The IRIS project was considered a competitive initiative, chosen among applications from cities across the whole of Europe. Of the 18 million euros that the EU has now granted, Gothenburg will receive a total of 3.8 million euros (around 37 million krona) over five years.
"Being awarded the project is a great acknowledgment that Gothenburg is one of Europe's leading cities in innovation development and the development of sustainable cities. Together with other actors, such as academia, research institutes, innovation agencies and private actors, we want to help increase the rate of innovation even more. Digital data capabilities in the form of open data, Minecraft City model, cloud solutions and more, are being tested with the aim of climate-smart energy solutions and mobility solutions," says Bernt Svensén, Manager Green Gothenburg at Business Region Gothenburg.
In the project, starting 1 October, Gothenburg, Nice and Utrecht will develop smart solutions for energy, sustainable transport and develop the use of open data.
The project will include developing new solutions in renewable energy, how it can be stored and managed, as well as sustainable transport.

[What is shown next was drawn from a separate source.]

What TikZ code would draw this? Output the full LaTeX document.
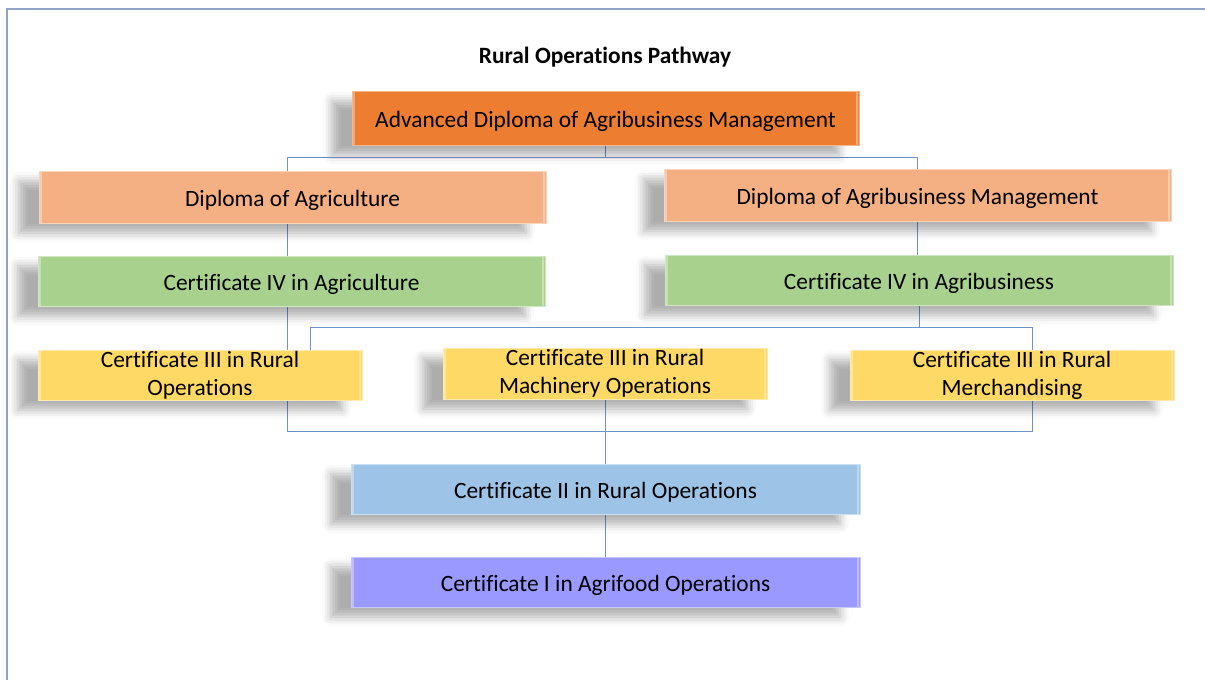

Utrecht in the Netherlands, for example, has come a long way in introducing electric vehicles in the city and they are adept at transferring energy from the vehicles into the national grid.
"Here we see that Gothenburg has something to learn. We will follow the work of the other cities and take advantage of their experiences and lessons learned," says Eva Pavic.
Open data beneficial for many
In the City of Gothenburg, data is collected about anything and everything, such as road construction, waste management and air quality.
“Companies, associations and private individuals should also be able to access the data and make better choices or create informative services – such as an app – that others can benefit from,” says Kim Lantto, Development Manager for Digital Service and Coordinator for Open Data in the City of Gothenburg.
“We will collect data and share it free in the same way in Europe. We would, for instance, want Gothenburg residents to be able to get information about how much waste each and every person in the city creates, and how much a Utrecht or Nice resident creates”, he continues.
Four follow-up cities will test, challenge and replicate project solutions to spread across Europe: Vaasa (Finland) Alexandroupolis (Greece) Santa Cruz de Tenerife (Spain) and Focsani (Romania).